[Description of the task] Reproduce all of the data below without alteration; exclude every picture.

[Supplied information]
● ● ● ● ● ● ●

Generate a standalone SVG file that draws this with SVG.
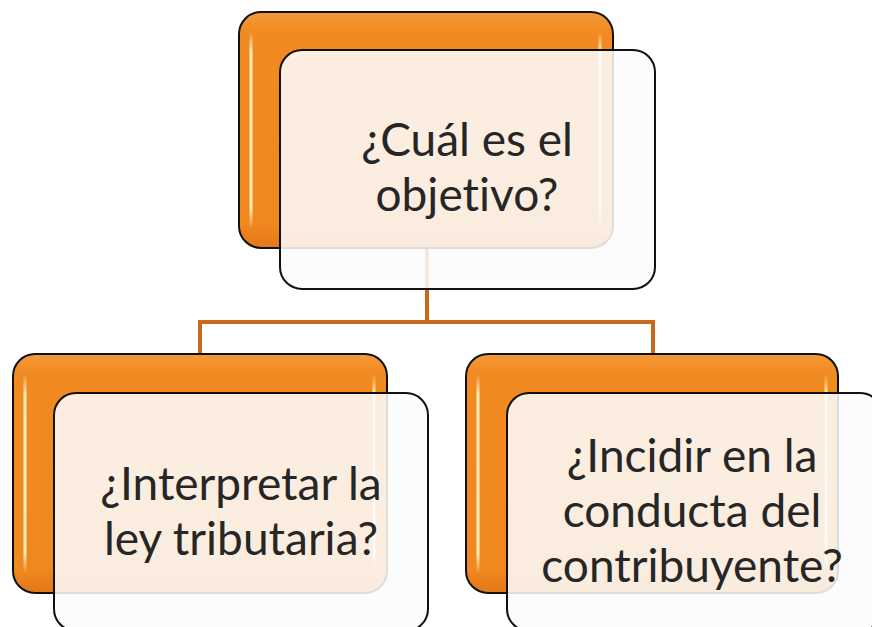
<svg xmlns="http://www.w3.org/2000/svg" width="872" height="627" viewBox="0 0 872 627">
<defs>
<linearGradient id="og" x1="0" y1="0" x2="0" y2="1">
<stop offset="0" stop-color="#F39A3A"/>
<stop offset="0.08" stop-color="#F28A22"/>
<stop offset="0.9" stop-color="#F08820"/>
<stop offset="1" stop-color="#E27818"/>
</linearGradient>
<linearGradient id="hl" x1="0" y1="0" x2="0" y2="1">
<stop offset="0" stop-color="#FFF6D0" stop-opacity="0"/>
<stop offset="0.1" stop-color="#FFF3C0" stop-opacity="0.95"/>
<stop offset="0.9" stop-color="#FFF3C0" stop-opacity="0.95"/>
<stop offset="1" stop-color="#FFF6D0" stop-opacity="0"/>
</linearGradient>
</defs>
<style>
.or{fill:url(#og);stroke:#111;stroke-width:2}
.gl{stroke:url(#hl);stroke-width:3;fill:none;stroke-linecap:round}
.wb{fill:#FCFCFC;fill-opacity:0.87;stroke:#111;stroke-width:2}
.tx{font-family:Lato,"Open Sans","Noto Sans",sans-serif;font-size:46px;fill:#262626;text-anchor:middle;font-variant-ligatures:none}
.cn{stroke:#C8691C;stroke-width:4;fill:none}
</style>
<g id="connectors">
<path class="cn" d="M427 240 V322 M200 322 H653 M200 320 V356 M653 320 V356"/>
</g>
<g id="node-top">
<rect class="or" x="239" y="12" width="374" height="236" rx="22"/>
<path class="gl" d="M251 32 V228 M600 32 V228"/>
<rect class="wb" x="280" y="50" width="375" height="239" rx="22"/>
<text class="tx" x="467" y="156">¿Cuál es el</text>
<text class="tx" x="467" y="211">objetivo?</text>
</g>
<g id="node-left">
<rect class="or" x="13" y="354" width="374" height="239" rx="22"/>
<path class="gl" d="M25 374 V573 M374 374 V573"/>
<rect class="wb" x="54" y="393" width="374" height="238" rx="22"/>
<text class="tx" x="241" y="500">¿Interpretar la</text>
<text class="tx" x="241" y="555">ley tributaria?</text>
</g>
<g id="node-right">
<rect class="or" x="466" y="354" width="372" height="239" rx="22"/>
<path class="gl" d="M478 374 V573 M826 374 V573"/>
<rect class="wb" x="507" y="393" width="375" height="238" rx="22"/>
<text class="tx" x="692" y="472">¿Incidir en la</text>
<text class="tx" x="692" y="527">conducta del</text>
<text class="tx" x="692" y="582">contribuyente?</text>
</g>
</svg>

● ● ● ● ● ● ●

[Full solution]
Generate a standalone SVG file that draws this with SVG.
<svg xmlns="http://www.w3.org/2000/svg" width="872" height="627" viewBox="0 0 872 627">
<defs>
<linearGradient id="og" x1="0" y1="0" x2="0" y2="1">
<stop offset="0" stop-color="#F39A3A"/>
<stop offset="0.08" stop-color="#F28A22"/>
<stop offset="0.9" stop-color="#F08820"/>
<stop offset="1" stop-color="#E27818"/>
</linearGradient>
<linearGradient id="hl" x1="0" y1="0" x2="0" y2="1">
<stop offset="0" stop-color="#FFF6D0" stop-opacity="0"/>
<stop offset="0.1" stop-color="#FFF3C0" stop-opacity="0.95"/>
<stop offset="0.9" stop-color="#FFF3C0" stop-opacity="0.95"/>
<stop offset="1" stop-color="#FFF6D0" stop-opacity="0"/>
</linearGradient>
</defs>
<style>
.or{fill:url(#og);stroke:#111;stroke-width:2}
.gl{stroke:url(#hl);stroke-width:3;fill:none;stroke-linecap:round}
.wb{fill:#FCFCFC;fill-opacity:0.87;stroke:#111;stroke-width:2}
.tx{font-family:Lato,"Open Sans","Noto Sans",sans-serif;font-size:46px;fill:#262626;text-anchor:middle;font-variant-ligatures:none}
.cn{stroke:#C8691C;stroke-width:4;fill:none}
</style>
<g id="connectors">
<path class="cn" d="M427 240 V322 M200 322 H653 M200 320 V356 M653 320 V356"/>
</g>
<g id="node-top">
<rect class="or" x="239" y="12" width="374" height="236" rx="22"/>
<path class="gl" d="M251 32 V228 M600 32 V228"/>
<rect class="wb" x="280" y="50" width="375" height="239" rx="22"/>
<text class="tx" x="467" y="156">¿Cuál es el</text>
<text class="tx" x="467" y="211">objetivo?</text>
</g>
<g id="node-left">
<rect class="or" x="13" y="354" width="374" height="239" rx="22"/>
<path class="gl" d="M25 374 V573 M374 374 V573"/>
<rect class="wb" x="54" y="393" width="374" height="238" rx="22"/>
<text class="tx" x="241" y="500">¿Interpretar la</text>
<text class="tx" x="241" y="555">ley tributaria?</text>
</g>
<g id="node-right">
<rect class="or" x="466" y="354" width="372" height="239" rx="22"/>
<path class="gl" d="M478 374 V573 M826 374 V573"/>
<rect class="wb" x="507" y="393" width="375" height="238" rx="22"/>
<text class="tx" x="692" y="472">¿Incidir en la</text>
<text class="tx" x="692" y="527">conducta del</text>
<text class="tx" x="692" y="582">contribuyente?</text>
</g>
</svg>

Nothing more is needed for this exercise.